The Trillanes back channel eruption revealed another stigma. It displays the President's main weakness, a tendency to adhere to friendships even when they go counter to the grain of his own success. Just as he supported Puno, the President backs Senator Trillanes even though it is fairly evident Trillanes is a hot-head with a non-diplomatic mouth. The incident seems simple enough: Trillanes has a contact of some clout in China and asked if he could work it. President Aquino said "yes". Indeed, the contact was instrumental in getting ships to stand down from the face off over Scarborough Shoals, but it did not get all Chinese boats to leave. The President's mistake was not saying "yes" to Trillanes. The mistake was not putting him under the direction of Foreign Affairs Secretary Del Rosario. It is never wise to go around one of your trusted executives. Plus it is a mistake to keep coddling Trillanes when he is clearly a loose cannon.

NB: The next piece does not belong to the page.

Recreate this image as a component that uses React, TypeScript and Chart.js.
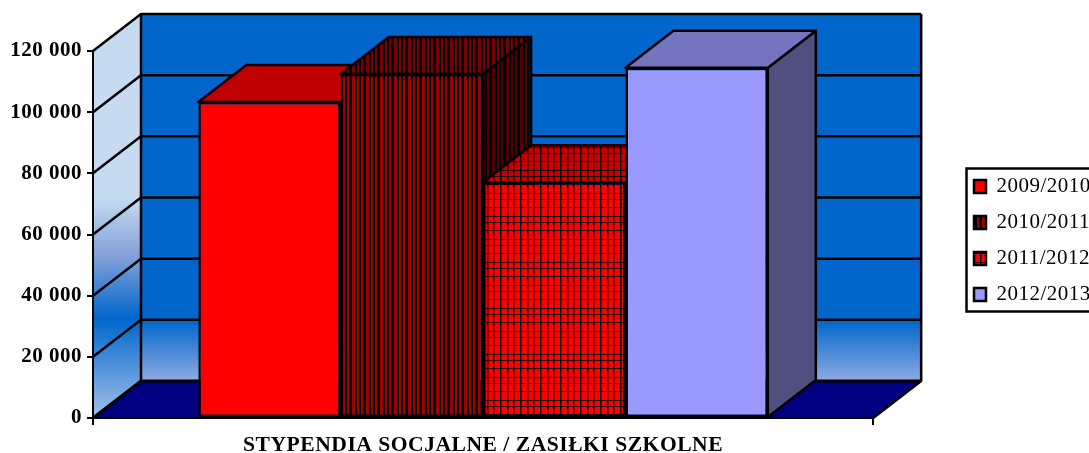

But these are minor incidents. They don't reflect the progress of the nation or the steam the economy is gathering.
The President often walks into the slapdash of media sensationalism when he speaks off the cuff, before all the facts are known and pieced together. The press then digs up its own facts and puts the pieces together in generally unkind picture that suggests the President is not trustworthy. The President would benefit by adopting a discipline of holding off on public comment regarding flare-ups until the facts can be put together and delivered to the press more comprehensively.
The President is not responsible for the incomprehensible ineffectual Legislature. He could get a lot more done if they worked harder on the RH Bill, FOI and other acts aimed at building a progressive Philippines. He should definitely work his contacts there, and jawbone them in public.
I rather see the President's "downs" as transactional, minor in the big-picture flow of history. Of concern, sure. Worth panic? For sure, not.
His ups are substantial. The Philippines is growing and stable and modernizing. Corruption is on the way out as a mainstream value.That's what I think will emerge as his legacy. To solidify that legacy, he needs to do more to:
- Push both openly and privately for Legislative action on key bills.
- Track down murderers and definitively end the era of extra-judicial killings.
- Actively back FOI and RH bills as essential steps toward a progressive Philippines. There is no reasonable reason for them to be held back.
- Develop two new personal disciplines: (1) be less reliant on friendships, and (2) refrain from speaking off the cuff to the press during flare-ups until all the facts are known.
The main point of this article is to suggest it is best to keep things in perspective, and not let a sensationalist press paint the picture we view as reality. The secondary point is to muse about what the President could do to build a striking legacy for himself and the Aquino family.